А без открытости залива океану, без опоры на Бога, стоящего над всеми земными системами, построенными из обломков Целого, человек становится рабом дела и системы, созданной для торжества дела, и только террор, вырвав солдата партии из строя, вернул Ольгу Григорьевну к поискам собственной глубины. Но тут же подхватило ее другое дело - дело реабилитации невинных, дело расследования сталинского коварства, и снова не было паузы созерцания, не было внутренней тишины, чтобы расслышать в ней Бога. Одна страсть - к справедливости для бедных - уступила место другой страсти - к обнажению страшной правды, - и стареющая женщина с неукротимой волей вступила в борьбу один на один с огромной машиной лжи, ничтожной в каждом винтике, но могучей именно своей безликостью. И до последних дней Ольга Григорьевна перебирала в уме улики и подлоги, держала в памяти свое резюме дела в 64-х томах.
Чтобы дойти до конца в духовном освобождении от иллюзий истории, ей надо было освободиться от захваченности обличением Сталина. Но тогда не было бы и дела в 64-х томах. Так же как без яростной памяти на зло не было бы "Архипелага ГУЛАГ". Без страстной односторонности история не умеет обойтись.
Ольга Григорьевна Шатуновская - трагическая фигура, оставшаяся в тени русской истории. То, что она не все могла до конца додумать, - не первый случай. История не дает нам видеть все с одинаковой ясностью, открывая одну перспективу, она закрывает другие. Сегодня легко видеть, к чему революция вела. Трудно понять пафос людей, ринувшихся в революцию от ужаса старого мира, от бойни Первой мировой войны, чудовищного истребления людей во имя "решения великого вопроса, какой мир хуже, Брестский или Версальский" (не боюсь процитировать Ленина).
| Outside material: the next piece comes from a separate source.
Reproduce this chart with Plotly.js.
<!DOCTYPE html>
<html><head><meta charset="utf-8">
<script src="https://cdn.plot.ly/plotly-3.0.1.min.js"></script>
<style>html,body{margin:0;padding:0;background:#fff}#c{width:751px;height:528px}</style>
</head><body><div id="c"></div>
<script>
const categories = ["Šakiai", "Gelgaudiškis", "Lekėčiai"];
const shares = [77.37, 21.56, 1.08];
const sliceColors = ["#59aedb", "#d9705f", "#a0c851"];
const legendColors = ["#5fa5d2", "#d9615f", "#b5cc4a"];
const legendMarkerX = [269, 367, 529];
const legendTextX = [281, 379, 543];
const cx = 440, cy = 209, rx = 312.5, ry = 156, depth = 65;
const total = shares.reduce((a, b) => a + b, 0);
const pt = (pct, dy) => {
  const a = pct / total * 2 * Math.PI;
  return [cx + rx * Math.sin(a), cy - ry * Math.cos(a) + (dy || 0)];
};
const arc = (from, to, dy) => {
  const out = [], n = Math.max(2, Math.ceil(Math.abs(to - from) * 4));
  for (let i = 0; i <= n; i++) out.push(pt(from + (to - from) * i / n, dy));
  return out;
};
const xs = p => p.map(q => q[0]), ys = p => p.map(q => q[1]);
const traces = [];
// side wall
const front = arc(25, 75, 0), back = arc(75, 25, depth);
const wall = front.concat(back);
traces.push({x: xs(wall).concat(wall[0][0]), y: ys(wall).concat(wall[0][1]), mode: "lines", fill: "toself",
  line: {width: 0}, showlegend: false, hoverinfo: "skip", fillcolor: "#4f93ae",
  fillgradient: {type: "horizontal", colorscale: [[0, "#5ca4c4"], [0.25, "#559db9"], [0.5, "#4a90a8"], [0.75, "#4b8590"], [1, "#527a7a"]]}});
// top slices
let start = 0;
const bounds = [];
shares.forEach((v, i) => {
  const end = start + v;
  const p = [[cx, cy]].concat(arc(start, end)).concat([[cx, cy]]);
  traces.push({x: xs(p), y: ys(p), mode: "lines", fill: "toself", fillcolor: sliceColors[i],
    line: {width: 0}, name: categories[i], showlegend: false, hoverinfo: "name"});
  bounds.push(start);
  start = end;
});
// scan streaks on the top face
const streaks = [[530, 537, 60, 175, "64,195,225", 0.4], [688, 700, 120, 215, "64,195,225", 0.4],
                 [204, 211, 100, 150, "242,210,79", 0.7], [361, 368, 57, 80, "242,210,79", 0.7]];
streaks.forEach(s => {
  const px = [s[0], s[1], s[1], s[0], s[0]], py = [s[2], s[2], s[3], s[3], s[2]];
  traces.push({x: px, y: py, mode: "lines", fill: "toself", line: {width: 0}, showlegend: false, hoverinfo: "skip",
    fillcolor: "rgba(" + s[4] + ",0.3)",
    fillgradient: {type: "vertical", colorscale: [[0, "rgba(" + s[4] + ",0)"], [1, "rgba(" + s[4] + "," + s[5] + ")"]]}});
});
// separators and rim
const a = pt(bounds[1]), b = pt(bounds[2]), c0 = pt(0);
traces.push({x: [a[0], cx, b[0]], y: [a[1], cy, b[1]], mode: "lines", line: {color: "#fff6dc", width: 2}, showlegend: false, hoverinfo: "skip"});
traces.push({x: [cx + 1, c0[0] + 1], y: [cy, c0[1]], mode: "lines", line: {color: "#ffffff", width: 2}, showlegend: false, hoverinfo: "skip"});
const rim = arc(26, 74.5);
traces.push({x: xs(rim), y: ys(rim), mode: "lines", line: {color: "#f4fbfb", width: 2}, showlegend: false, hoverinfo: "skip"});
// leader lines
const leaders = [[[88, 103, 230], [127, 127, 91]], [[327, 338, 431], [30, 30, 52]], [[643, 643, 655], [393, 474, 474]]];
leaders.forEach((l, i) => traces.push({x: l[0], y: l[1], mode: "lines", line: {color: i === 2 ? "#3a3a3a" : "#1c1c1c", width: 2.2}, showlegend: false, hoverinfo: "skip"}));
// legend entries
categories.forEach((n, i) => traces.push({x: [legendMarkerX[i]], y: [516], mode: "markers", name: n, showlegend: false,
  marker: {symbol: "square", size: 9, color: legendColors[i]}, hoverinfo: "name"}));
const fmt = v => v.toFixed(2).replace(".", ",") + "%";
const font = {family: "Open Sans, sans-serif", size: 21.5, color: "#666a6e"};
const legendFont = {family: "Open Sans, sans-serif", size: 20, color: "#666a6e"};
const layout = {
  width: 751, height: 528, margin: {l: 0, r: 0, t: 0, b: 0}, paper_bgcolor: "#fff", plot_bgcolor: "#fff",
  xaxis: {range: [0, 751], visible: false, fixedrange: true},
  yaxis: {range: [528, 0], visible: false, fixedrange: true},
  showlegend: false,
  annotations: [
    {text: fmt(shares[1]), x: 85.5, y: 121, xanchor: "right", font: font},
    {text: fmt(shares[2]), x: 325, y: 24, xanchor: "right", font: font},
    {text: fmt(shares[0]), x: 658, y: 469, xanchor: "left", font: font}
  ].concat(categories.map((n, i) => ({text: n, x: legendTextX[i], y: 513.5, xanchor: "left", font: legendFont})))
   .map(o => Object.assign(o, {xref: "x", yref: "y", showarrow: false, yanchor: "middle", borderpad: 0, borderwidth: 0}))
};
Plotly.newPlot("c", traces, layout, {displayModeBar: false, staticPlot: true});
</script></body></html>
В 1990 году, на заседании Восточноевропейского семинара Франкфуртского университета, мне был задан вопрос: не потому ли русским труднее дается расставание с прошлым, чем немцам, что в нацизме грубо торчала идея насилия, а в коммунизме насилие предлагалось только как средство к общему счастью. Я ответил: "Да, конечно!" - и вспомнил своих друзей из "коммунистической фракции демократического движения". Моему другу Хайнцу Кригу легче было перечеркнуть свою юношескую любовь к Гитлеру, чем Петру Григорьевичу Григоренко - свою любовь к Ленину. И хотя я достаточно сказал о фарсе XVII съезда, хочется сказать сейчас и о другой половине правды - о трагическом фарсе. Мои современники ничего не знают, ничего не помнят. А я помню. Я жил в 1937 году и даже написал письмо Сталину с советом не увлекаться террором... Было мне тогда 19 лет, и, к счастью, Сталин моего письма не прочитал... А террор все ширился, и понять его становилось все труднее. Чуть-чуть спустя я говорил Агнессе Кун, что Сталин трус и готов перебить сто невинных, только бы не уцелел один злоумышленник, способный его самого убить (что никто его и не собирался убивать, я и, будучи в лагере, все еще не понимал). Между тем колесо все раскручивалось, и понять смысл того, что происходит, стало вовсе невозможно. Террор вертелся, как вечный двигатель, сам себя подкармливая лавиной доносов и вызванных под пыткой признаний. Наверное, именно этот пик иррациональности схвачен в образе Сталина-демона, питающегося эманацией человеческих страданий, хоххою. Наконец после перерыва в год длиной родился первый анекдот3 и, как голубь мира, облетел Москву: ""Как живете?" - "Как в автобусе: одни сидят, другие трясутся"". И я сказал себе: мы стали смеяться над страхом, еще немного, и страх перейдет в мужество отчаяния. Если кто-то управляет этим безумием, то террор пойдет на убыль. И в самом деле, плакаты с "ежовыми рукавицами" исчезли, и стало принято говорить о "ежовщине". Пик террора остался позади. Слава Богу, именно в это время я кончил свою курсовую работу о Достоевском, где опровергал оценки Горького, Ленина и Щедрина. Временно воцарилась усталость от казней, и работу вяло оценили как антимарксистскую, но за мной всего только установили наблюдение. Полгода раньше - сел бы как миленький.